The European Commission has proposed an amendment to the regulation that sets CO2 emission performance standards for new cars and vans. It would add a flexibility measure within the targets for 2025-2027, the commission said.
According to the EU’s executive arm, manufacturers’ compliance with the CO2 targets for the three calendar years would be assessed over the entire period, averaging the performances, instead of annually.
The solution allows the companies to balance any excessive annual emissions by outperforming the target in the remaining years, the commission added.
European Commission says it would help the industry to invest in the clean transition while maintaining the 2025 target
It sees the additional flexibility as help to the industry to invest in the clean transition while maintaining the 2025 target and keeping the industry on track for the next round of emissions reductions.
The proposal was announced as part of the European Commission’s Industrial Action Plan for the European automotive sector, adopted on March 5.
According to President of the European Commission Ursula von der Leyen, the EU’s highly innovative automotive industry is decarbonizing to contribute to the fight against climate change but also to maintain its competitive edge in the world markets.
“We grant more flexibility to this key sector, and at the same time we stay the course of our climate goals,” she stated.
T&E: European carmakers used unrepresentative 2024 sales data to argue for flexibilities
Transport & Environment pointed out that the commission has formally proposed legislation to give carmakers until 2027 to comply with their 2025 emissions reduction targets.
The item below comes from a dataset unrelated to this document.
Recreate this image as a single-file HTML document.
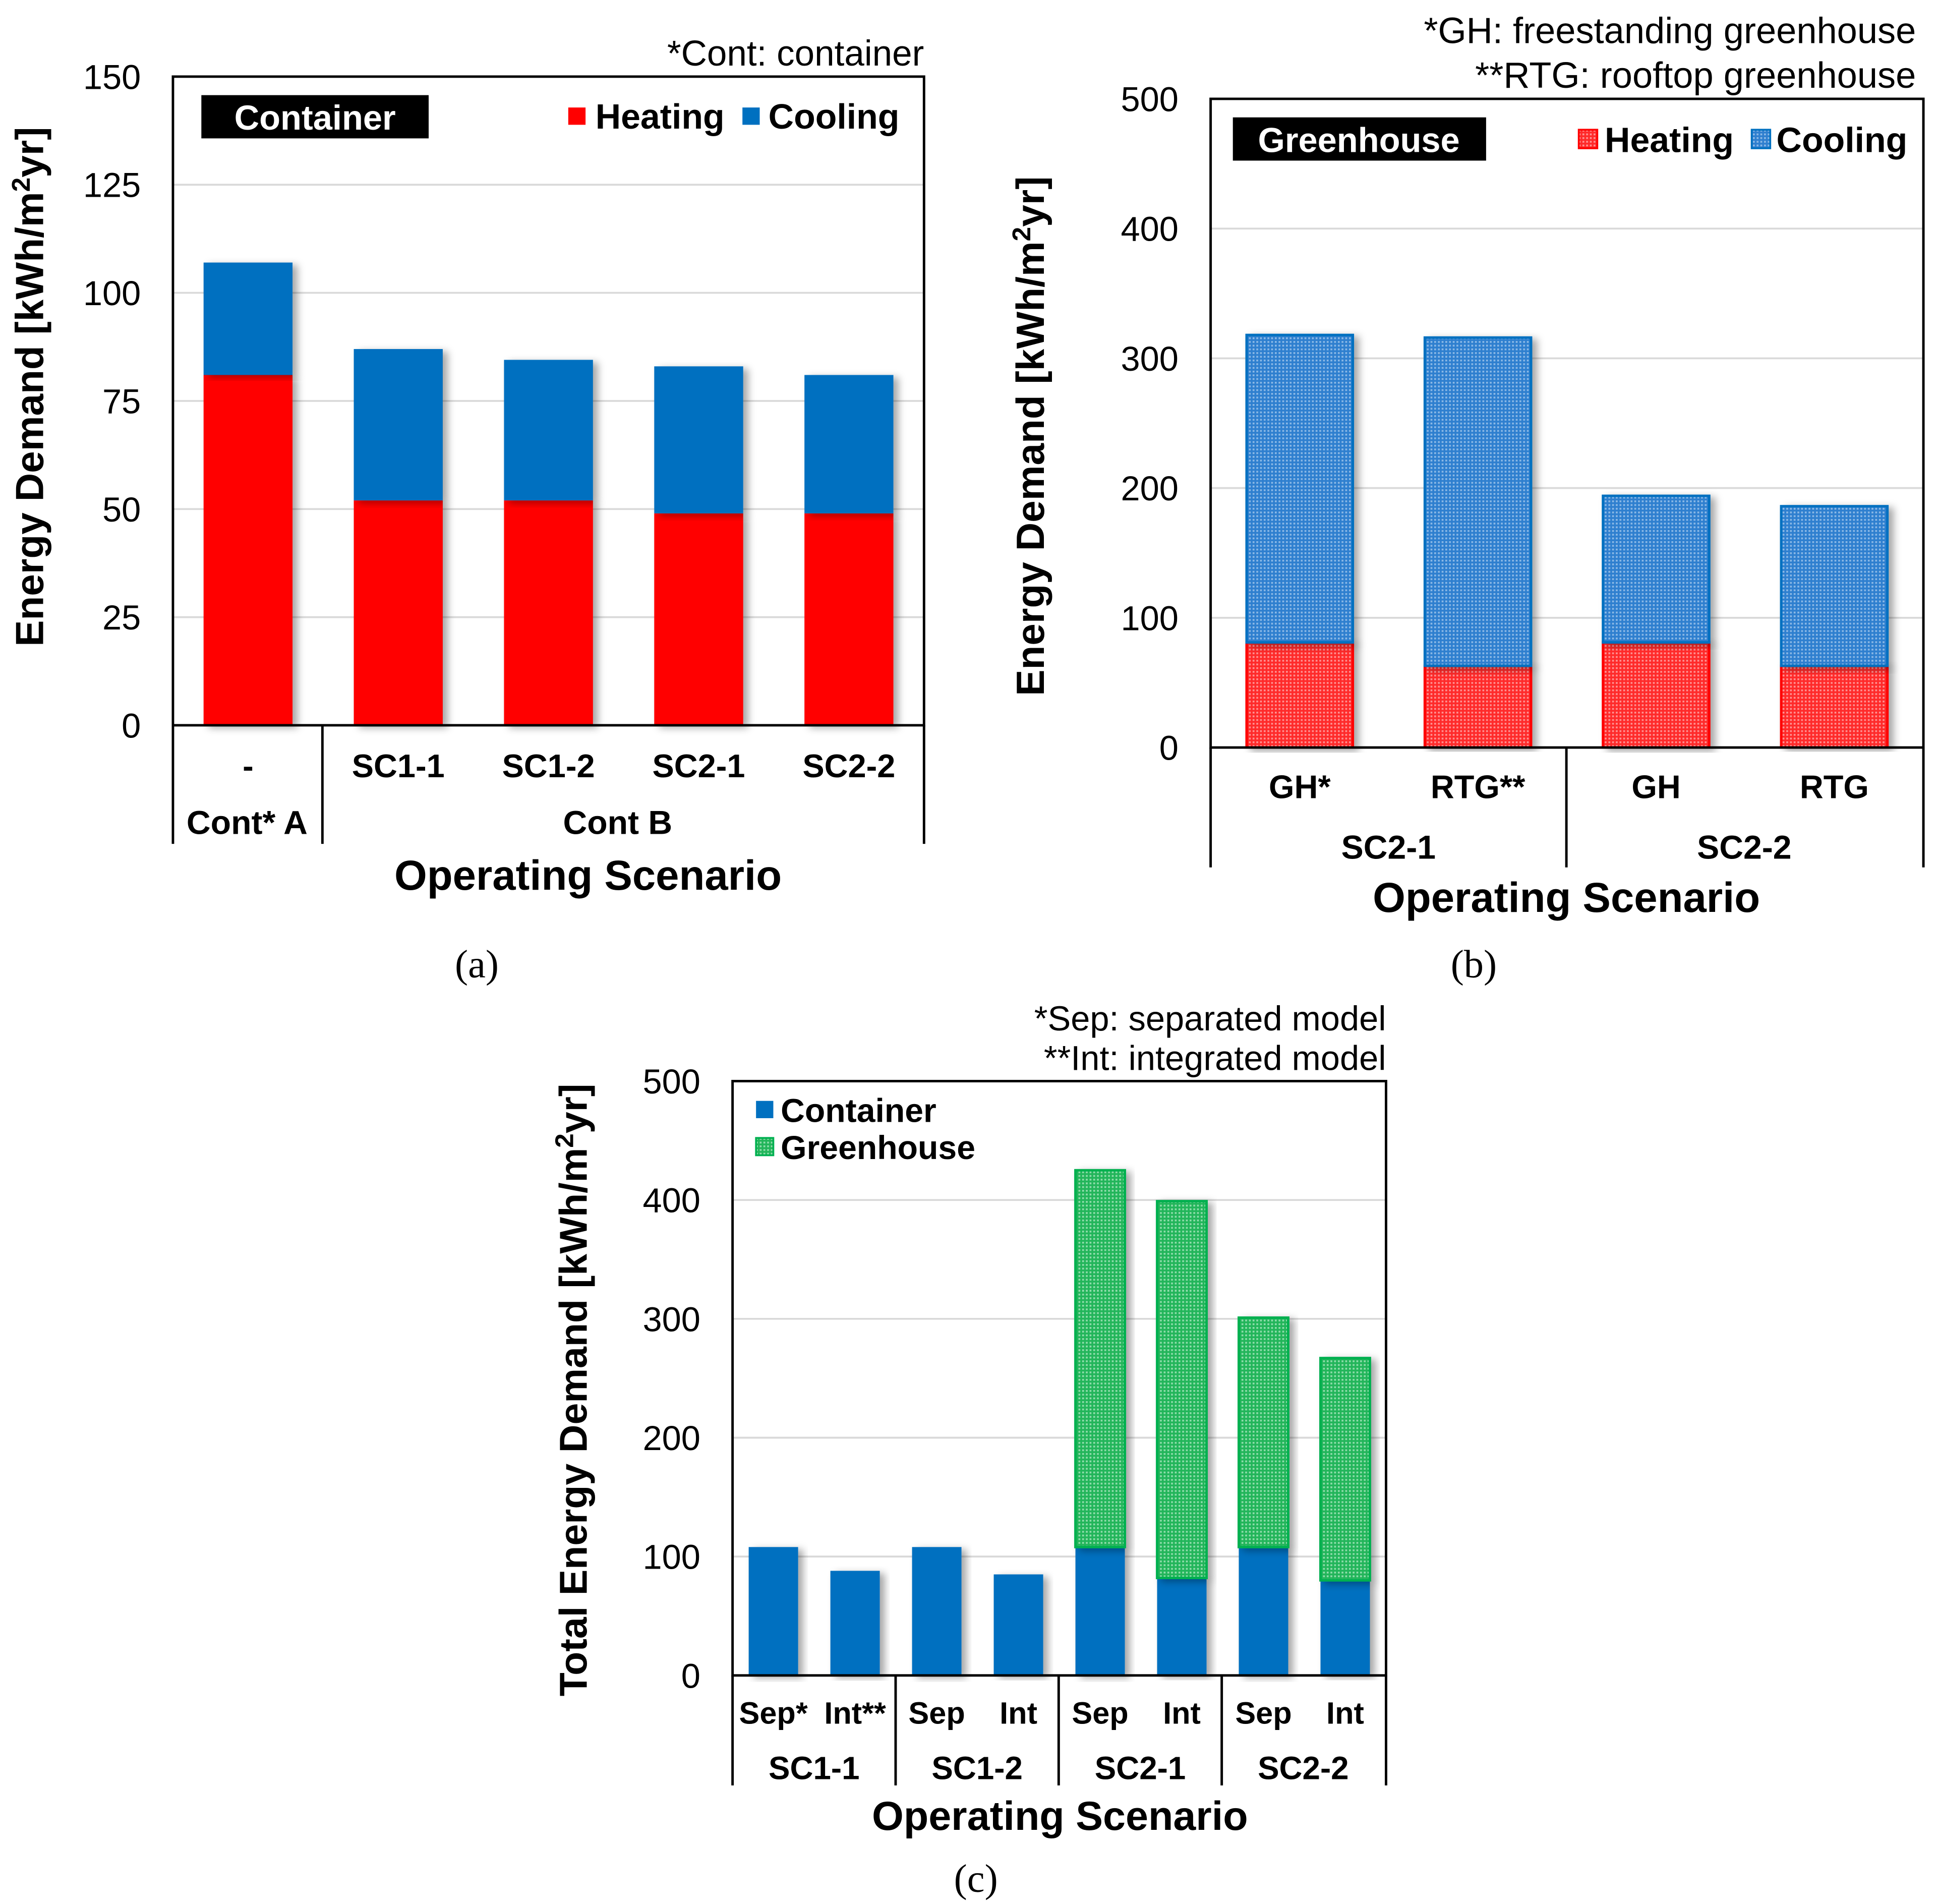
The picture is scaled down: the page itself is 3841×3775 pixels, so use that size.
<!DOCTYPE html>
<html><head><meta charset="utf-8"><style>
html,body{margin:0;padding:0;background:#fff}
svg{display:block}
text{font-family:"Liberation Sans",Arial,sans-serif}
.t{font-size:28px}
.b{font-weight:bold}
.c{font-size:26.5px}
.cs{font-size:25px}
.serif{font-family:"Liberation Serif",serif}
</style></head><body>
<svg id="s" width="3841" height="3775" viewBox="0 0 1568 1541" preserveAspectRatio="none" xmlns="http://www.w3.org/2000/svg">
<defs>
<filter id="sh" x="-20%" y="-5%" width="140%" height="110%"><feDropShadow dx="4" dy="2" stdDeviation="3" flood-color="#000" flood-opacity="0.35"/></filter>
<pattern id="pr" width="3" height="3" patternUnits="userSpaceOnUse"><rect width="3" height="3" fill="#ff2a2a"/><rect width="1.5" height="1.5" fill="#ff9090"/></pattern>
<pattern id="pb" width="3" height="3" patternUnits="userSpaceOnUse"><rect width="3" height="3" fill="#2f7fcf"/><rect width="1.5" height="1.5" fill="#8ab8e6"/></pattern>
<pattern id="pg" width="3" height="3" patternUnits="userSpaceOnUse"><rect width="3" height="3" fill="#22b55a"/><rect width="1.5" height="1.5" fill="#8edcaa"/></pattern>
</defs>
<g id="ga"></g>
<g id="gb"></g>
<g id="gc"></g>
</svg>
<script>
// Chart (a)
const aCats = ["-", "SC1-1", "SC1-2", "SC2-1", "SC2-2"];
const aHeating = [81, 52, 52, 49, 49];
const aCooling = [26, 35, 32.5, 34, 32];
const aTicks = [0, 25, 50, 75, 100, 125, 150];
// Chart (b)
const bCats = ["GH*", "RTG**", "GH", "RTG"];
const bHeating = [81, 63, 81, 63];
const bCooling = [237, 253, 113, 123];
const bTicks = [0, 100, 200, 300, 400, 500];
// Chart (c)
const cCats = ["Sep*", "Int**", "Sep", "Int", "Sep", "Int", "Sep", "Int"];
const cContainer = [108, 88, 108, 85, 108, 82, 108, 80];
const cGreenhouse = [0, 0, 0, 0, 317, 317, 193, 187];
const cTicks = [0, 100, 200, 300, 400, 500];

const NS = "http://www.w3.org/2000/svg";
function mk(parent, tag, attrs, txt) {
  const e = document.createElementNS(NS, tag);
  for (const k in attrs) e.setAttribute(k, attrs[k]);
  if (txt !== undefined) e.textContent = txt;
  parent.appendChild(e);
  return e;
}

function chart(g, o) {
  const y = v => o.y0 - (v - 0) / o.max * (o.y0 - o.y1);
  o.ticks.forEach(t => {
    if (t > 0 && t < o.max) {
      const l = mk(g, "line", {x1: o.x0, x2: o.x1, y1: y(t), y2: y(t), stroke: "#d9d9d9", "stroke-width": 1.5});
      
      
    }
    const tx = mk(g, "text", {x: o.x0 - 26, y: y(t) + 10, "text-anchor": "end", class: "t"}, t);
    
    
  });
  const n = o.cats.length, cw = (o.x1 - o.x0) / n;
  o.cats.forEach((c, i) => {
    const cx = o.x0 + cw * (i + 0.5);
    let base = 0;
    o.series.forEach(s => {
      const v = s.vals[i];
      if (v > 0) {
        const r = mk(g, "rect", {x: cx - o.bw / 2, y: y(base + v), width: o.bw, height: y(base) - y(base + v), fill: s.fill, filter: "url(#sh)"});
        if (s.stroke) { r.setAttribute("stroke", s.stroke); r.setAttribute("stroke-width", 2); }
        
        
      }
      base += v;
    });
    const lb = mk(g, "text", {x: cx, y: o.catY, "text-anchor": "middle", class: o.catCls + " b"}, c);
    
    
  });
  const f = mk(g, "rect", {x: o.x0, y: o.y1, width: o.x1 - o.x0, height: o.y0 - o.y1, fill: "none", stroke: "#000", "stroke-width": 2});
  
  
  o.groups.forEach(gr => {
    const l = mk(g, "line", {x1: gr, x2: gr, y1: o.y0, y2: o.gy, stroke: "#000", "stroke-width": 2});
    
    
  });
}

const ga = document.getElementById("ga");
chart(ga, {x0: 140, x1: 748, y0: 587, y1: 62, max: 150, ticks: aTicks, cats: aCats, bw: 72, catY: 629, gy: 683, catCls: "c",
  groups: [140, 261, 748],
  series: [{name: "heating", vals: aHeating, fill: "#ff0000"}, {name: "cooling", vals: aCooling, fill: "#0070c0"}]});
const gb = document.getElementById("gb");
chart(gb, {x0: 980, x1: 1557, y0: 605, y1: 80, max: 500, ticks: bTicks, cats: bCats, bw: 86, catY: 646, gy: 702, catCls: "c",
  groups: [980, 1268, 1557],
  series: [{name: "heating", vals: bHeating, fill: "url(#pr)", stroke: "#ff0000"}, {name: "cooling", vals: bCooling, fill: "url(#pb)", stroke: "#0070c0"}]});
const gc = document.getElementById("gc");
chart(gc, {x0: 593, x1: 1122, y0: 1356, y1: 875, max: 500, ticks: cTicks, cats: cCats, bw: 40, catY: 1395, gy: 1445, catCls: "cs",
  groups: [593, 725, 857, 989, 1122],
  series: [{name: "container", vals: cContainer, fill: "#0070c0"}, {name: "greenhouse", vals: cGreenhouse, fill: "url(#pg)", stroke: "#00b050"}]});
</script>
<svg width="3841" height="3775" viewBox="0 0 1568 1541" preserveAspectRatio="none" xmlns="http://www.w3.org/2000/svg" style="position:absolute;left:0;top:0">
<!-- chart a -->
<text x="748" y="53" text-anchor="end" font-size="29">*Cont: container</text>
<rect x="163" y="77" width="184" height="35" fill="#000"/>
<text x="255" y="105" text-anchor="middle" font-size="28" font-weight="bold" style="fill:#fff">Container</text>
<rect x="460" y="87" width="14" height="14" fill="#ff0000"/>
<text x="482" y="104" font-size="28.5" font-weight="bold">Heating</text>
<rect x="601" y="87" width="14" height="14" fill="#0070c0"/>
<text x="622" y="104" font-size="28.5" font-weight="bold">Cooling</text>
<text x="200" y="675" text-anchor="middle" font-size="27" font-weight="bold">Cont* A</text>
<text x="500" y="675" text-anchor="middle" font-size="27" font-weight="bold">Cont B</text>
<text x="476" y="720" text-anchor="middle" font-size="34" font-weight="bold">Operating Scenario</text>
<text transform="translate(35,313) rotate(-90)" text-anchor="middle" font-size="32" font-weight="bold">Energy Demand [kWh/m<tspan font-size="21" dy="-11">2</tspan><tspan dy="11">yr]</tspan></text>
<text x="386" y="791" text-anchor="middle" font-size="32" class="serif">(a)</text>
<!-- chart b -->
<text x="1551" y="35" text-anchor="end" font-size="29.5">*GH: freestanding greenhouse</text>
<text x="1551" y="71" text-anchor="end" font-size="29.5">**RTG: rooftop greenhouse</text>
<rect x="998" y="95" width="205" height="35" fill="#000"/>
<text x="1100" y="123" text-anchor="middle" font-size="28" font-weight="bold" style="fill:#fff">Greenhouse</text>
<rect x="1278" y="105" width="15" height="15" fill="url(#pr)" stroke="#ff0000" stroke-width="1.5"/>
<text x="1299" y="123" font-size="28.5" font-weight="bold">Heating</text>
<rect x="1418" y="105" width="15" height="15" fill="url(#pb)" stroke="#0070c0" stroke-width="1.5"/>
<text x="1438" y="123" font-size="28.5" font-weight="bold">Cooling</text>
<text x="1124" y="695" text-anchor="middle" font-size="27" font-weight="bold">SC2-1</text>
<text x="1412" y="695" text-anchor="middle" font-size="27" font-weight="bold">SC2-2</text>
<text x="1268" y="738" text-anchor="middle" font-size="34" font-weight="bold">Operating Scenario</text>
<text transform="translate(845,353) rotate(-90)" text-anchor="middle" font-size="32" font-weight="bold">Energy Demand [kWh/m<tspan font-size="21" dy="-11">2</tspan><tspan dy="11">yr]</tspan></text>
<text x="1193" y="791" text-anchor="middle" font-size="32" class="serif">(b)</text>
<!-- chart c -->
<text x="1122" y="834" text-anchor="end" font-size="28">*Sep: separated model</text>
<text x="1122" y="866" text-anchor="end" font-size="28">**Int: integrated model</text>
<rect x="612" y="891" width="14" height="14" fill="#0070c0"/>
<text x="632" y="908" font-size="27" font-weight="bold">Container</text>
<rect x="612" y="921" width="14" height="14" fill="url(#pg)" stroke="#00b050" stroke-width="1.5"/>
<text x="632" y="938" font-size="27" font-weight="bold">Greenhouse</text>
<text x="659" y="1440" text-anchor="middle" font-size="26" font-weight="bold">SC1-1</text>
<text x="791" y="1440" text-anchor="middle" font-size="26" font-weight="bold">SC1-2</text>
<text x="923" y="1440" text-anchor="middle" font-size="26" font-weight="bold">SC2-1</text>
<text x="1055" y="1440" text-anchor="middle" font-size="26" font-weight="bold">SC2-2</text>
<text x="858" y="1481" text-anchor="middle" font-size="33" font-weight="bold">Operating Scenario</text>
<text transform="translate(475,1125) rotate(-90)" text-anchor="middle" font-size="31.5" font-weight="bold">Total Energy Demand [kWh/m<tspan font-size="21" dy="-11">2</tspan><tspan dy="11">yr]</tspan></text>
<text x="790" y="1531" text-anchor="middle" font-size="32" class="serif">(c)</text>
</svg>
</body></html>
The delay to EU car climate rules must be the final concession to European carmakers which used unrepresentative 2024 sales data to argue for flexibilities, the organization added.
It expressed the belief that the concession was a mistake, arguing that battery electric car sales in Europe increased by 28% over the first two months of the year as the industry prepared to comply with the existing 2025 target.
According to Julia Poliscanova, senior director for vehicles and e-mobility supply chains at T&E, the EV sales rebound shows that the existing EU target is working.
“Require carmakers to sell more electric cars and the buyers will come. This must be the last flexibility carmakers are given. Let’s allow the 2030 and 2035 targets to do their work and bring affordable EVs and cleantech investment into Europe,” she stressed.